The aviation industry faced massive lay-offs and, in some cases, a total cessation of operations, she says. Operators faced restructuring of leases and aircraft return conditions, increases in private aircraft operations, and purchases amid uncertainties about commercial air travel. Many companies had to do hard lobbying for government investments to level out the playing field as well, she says.
Marasco says she is amazed by the industry’s resilience, which finds alternative ways to access financial resources and qualified pilots. “They have a passion for the end goal that they don’t take no for an answer.”
She is thrilled more women are interested in aviation law than when she began her career. “When I started, it was few and far between seeing women at the industry events, and I have been delighted to see there is now a line to the woman’s washroom because there are lots of women at these events.”

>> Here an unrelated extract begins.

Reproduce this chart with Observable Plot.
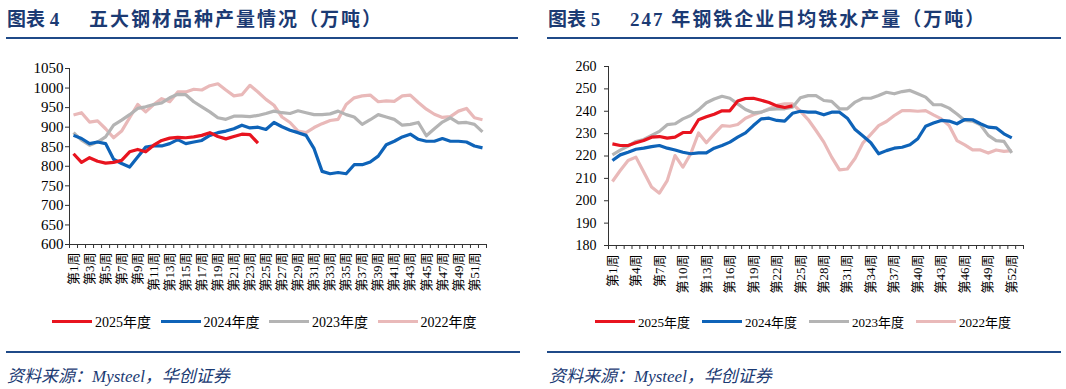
<!DOCTYPE html>
<html>
<head>
<meta charset="utf-8">
<script src="https://cdn.jsdelivr.net/npm/d3@7"></script>
<script src="https://cdn.jsdelivr.net/npm/@observablehq/plot@0.6"></script>
<style>
  body { margin: 0; background: #fff; width: 1066px; height: 389px; position: relative; overflow: hidden;
         font-family: "Liberation Serif", "Noto Sans CJK SC", serif; }
  .title { position: absolute; top: 4px; font-weight: bold; color: #1b3a73; font-size: 19px; white-space: nowrap; }
  .title .rest { position: absolute; top: 0; white-space: nowrap; letter-spacing: 2px; }
  .rule { position: absolute; height: 2px; background: #1f4a88; }
  .src { position: absolute; top: 362px; font-style: italic; color: #1b3a73; font-size: 17px; white-space: nowrap; }
  .chart { position: absolute; top: 50px; }
  .leg { position: absolute; display: flex; align-items: center; white-space: nowrap; color: #000; }
  .leg span.sw { display: inline-block; width: 40px; height: 3px; margin-right: 3px; }
</style>
</head>
<body>
<div class="title" style="left:7px">图表 4<span class="rest" style="left:82px">五大钢材品种产量情况（万吨）</span></div>
<div class="title" style="left:548px">图表 5<span class="rest" style="left:82px">247 年钢铁企业日均铁水产量（万吨）</span></div>
<div class="rule" style="left:6px; width:512px; top:37px"></div>
<div class="rule" style="left:547px; width:514px; top:37px"></div>
<div id="left" class="chart" style="left:0px"></div>
<div id="right" class="chart" style="left:540px"></div>
<div id="legL"></div>
<div id="legR"></div>
<div class="rule" style="left:6px; width:514px; top:351px"></div>
<div class="rule" style="left:547px; width:514px; top:351px"></div>
<div class="src" style="left:7px">资料来源：Mysteel，华创证券</div>
<div class="src" style="left:549px">资料来源：Mysteel，华创证券</div>
<script>
// ---------- categories / labels ----------
const seriesNames = ["2025年度", "2024年度", "2023年度", "2022年度"];
const seriesColors = ["#e8141f", "#0e63b8", "#b4b4b4", "#e9b9b9"];

const leftWeekCount = 52;
const leftTickWeeks = [1,3,5,7,9,11,13,15,17,19,21,23,25,27,29,31,33,35,37,39,41,43,45,47,49,51];
const leftTickLabels = ["第1周","第3周","第5周","第7周","第9周","第11周","第13周","第15周","第17周","第19周","第21周","第23周","第25周","第27周","第29周","第31周","第33周","第35周","第37周","第39周","第41周","第43周","第45周","第47周","第49周","第51周"];
const leftYTicks = [600,650,700,750,800,850,900,950,1000,1050];

const rightWeekCount = 53;
const rightTickWeeks = [1,4,7,10,13,16,19,22,25,28,31,34,37,40,43,46,49,52];
const rightTickLabels = ["第1周","第4周","第7周","第10周","第13周","第16周","第19周","第22周","第25周","第28周","第31周","第34周","第37周","第40周","第43周","第46周","第49周","第52周"];
const rightYTicks = [180,190,200,210,220,230,240,250,260];

// ---------- 五大钢材品种产量 (万吨) ----------
const steel2025 = [832,810,822,813,808,810,815,837,843,837,854,866,872,874,873,875,879,886,876,870,876,882,881,859];
const steel2024 = [879,871,858,862,858,818,807,798,824,849,852,852,858,868,858,862,866,879,886,890,896,905,898,900,894,912,901,892,886,879,845,787,781,784,781,804,804,811,826,855,864,875,882,869,864,864,871,864,864,862,852,847];
const steel2023 = [886,867,854,862,875,905,918,932,948,952,958,962,975,984,983,965,952,939,924,920,928,928,927,930,935,941,937,935,942,937,932,932,934,941,932,926,907,919,932,926,920,905,907,912,878,896,913,924,911,912,907,888];
const steel2022 = [931,937,913,916,896,873,890,924,958,939,958,973,965,990,990,997,995,1006,1011,995,980,983,1007,990,971,956,926,912,890,886,899,909,917,920,958,975,980,982,965,967,966,980,982,963,946,933,925,927,941,948,924,919];

// ---------- 247 家钢厂日均铁水产量 (万吨) ----------
const iron2025 = [225.4,224.7,224.7,225.9,226.9,228.4,228.7,228.0,228.4,230.5,230.5,236.2,237.5,238.7,240.2,240.2,244.6,245.7,245.8,244.9,243.9,242.4,241.7,242.4];
const iron2024 = [218.0,220.5,221.7,223.0,223.5,224.2,224.7,223.5,222.7,221.7,221.0,221.4,221.4,223.5,224.7,226.2,228.4,230.3,233.6,236.6,236.9,235.9,235.6,239.1,240.0,239.6,239.6,238.4,239.6,239.6,236.9,231.8,228.9,225.9,221.0,222.4,223.5,223.9,225.0,227.7,233.3,234.7,235.9,235.6,234.4,236.3,236.2,234.4,232.9,232.6,229.9,228.1];
const iron2023 = [220.5,222.6,224.4,226.5,227.4,229.2,231.0,234.0,234.4,236.6,238.1,240.6,243.8,245.5,246.7,245.8,243.3,240.8,239.3,239.6,240.8,241.1,241.1,241.8,246.0,247.0,247.0,244.8,244.4,241.1,241.1,244.1,245.8,245.8,247.0,248.5,247.8,248.8,249.3,247.8,246.3,242.9,242.9,241.4,238.8,235.9,235.6,233.9,229.2,226.9,226.5,221.4];
const iron2022 = [208.6,213.5,218.0,219.5,212.8,206.1,203.4,209.0,220.2,215.0,221.0,230.3,225.9,229.9,233.6,233.3,234.1,236.9,238.4,239.6,241.1,242.6,243.3,243.3,240.0,236.3,231.4,226.2,219.5,213.8,214.2,219.0,225.9,229.7,233.6,235.4,238.1,240.3,240.3,240.0,240.3,238.4,236.6,233.6,226.9,225.0,222.7,222.7,221.3,222.7,222.1,222.4];

// ---------- helpers ----------
function toRows(list) {
  const rows = [];
  for (const [name, values] of list) values.forEach((v, i) => rows.push({week: i + 1, value: v, series: name}));
  return rows;
}
const FONT = '"Liberation Serif", "Noto Sans CJK SC", serif';

function makeChart(opts) {
  const rows = toRows(opts.series);
  const boundaries = d3.range(0.5, opts.weekCount + 1, 1);
  return Plot.plot({
    width: opts.width, height: 250,
    marginLeft: opts.ml, marginRight: opts.mr, marginTop: opts.mt, marginBottom: opts.mb,
    style: {fontFamily: FONT, color: "#000", background: "transparent", overflow: "visible"},
    x: {type: "linear", domain: [0.5, opts.weekCount + 0.5]},
    y: {domain: opts.yDomain},
    color: {domain: seriesNames, range: seriesColors},
    marks: [
      Plot.axisY({ticks: opts.yTicks, tickSize: 4, tickPadding: opts.yPad, tickFormat: d => String(d),
                  label: null, fontSize: opts.yFont, stroke: "#333"}),
      Plot.axisX({ticks: boundaries, tickSize: 4, tickFormat: () => "", label: null, stroke: "#333"}),
      Plot.axisX({ticks: opts.tickWeeks, tickSize: 0, tickPadding: opts.xPad, tickRotate: -90,
                  tickFormat: d => opts.tickLabels[opts.tickWeeks.indexOf(d)], label: null, fontSize: opts.xFont}),
      Plot.ruleX([0.5], {stroke: "#333"}),
      Plot.ruleY([opts.yDomain[0]], {stroke: "#333"}),
      Plot.line(rows, {x: "week", y: "value", z: "series", stroke: "series", strokeWidth: 3.2,
                       strokeLinejoin: "round", strokeLinecap: "butt"})
    ]
  });
}

document.getElementById("left").append(makeChart({
  width: 530, ml: 69, mr: 44, mt: 18, mb: 56, weekCount: leftWeekCount,
  yDomain: [600, 1050], yTicks: leftYTicks, yPad: 2, yFont: 15, xPad: 8, xFont: 13,
  tickWeeks: leftTickWeeks, tickLabels: leftTickLabels,
  series: [["2022年度", steel2022], ["2023年度", steel2023], ["2024年度", steel2024], ["2025年度", steel2025]]
}));

document.getElementById("right").append(makeChart({
  width: 526, ml: 68, mr: 43, mt: 16, mb: 55, weekCount: rightWeekCount,
  yDomain: [180, 260], yTicks: rightYTicks, yPad: 8, yFont: 14, xPad: 9, xFont: 13,
  tickWeeks: rightTickWeeks, tickLabels: rightTickLabels,
  series: [["2022年度", iron2022], ["2023年度", iron2023], ["2024年度", iron2024], ["2025年度", iron2025]]
}));

function legend(id, x0, step, top, fontSize) {
  const host = document.getElementById(id);
  seriesNames.forEach((name, i) => {
    const d = document.createElement("div");
    d.className = "leg";
    d.style.left = (x0 + i * step) + "px";
    d.style.top = top + "px";
    d.style.fontSize = fontSize + "px";
    d.innerHTML = `<span class="sw" style="background:${seriesColors[i]}"></span><span>${name}</span>`;
    host.append(d);
  });
}
legend("legL", 52, 108.5, 311, 14);
legend("legR", 595, 107, 312, 13);
</script>
</body>
</html>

Marasco is a part of Women in Aviation, an organization dedicated to encouraging and advancing women in an aviation career, Aviation Women’s Association, an international organization for women holding positions of impact in the aviation and aerospace industry, and Advancing Women in Aviation Roundtable, an organization created to promote the development and advancement of women leaders in the aviation industry. Anderson, former managing director and assistant treasurer of American Airlines, and Dana Barta, executive director and head of aviation capital markets at JP Morgan, founded AWAR.
“They took meaningful efforts to find ways to break down barriers to ensure that more women are coming in, and I’m happy to say that I’m seeing that it’s working.”
Marasco says she is fascinated by people’s intelligence in the aviation industry and how much they can teach her. “But even these incredibly intelligent people, inside each of them is a kid who loved playing with airplanes and looked up in the sky when they heard a jet going past with joy in our eyes.”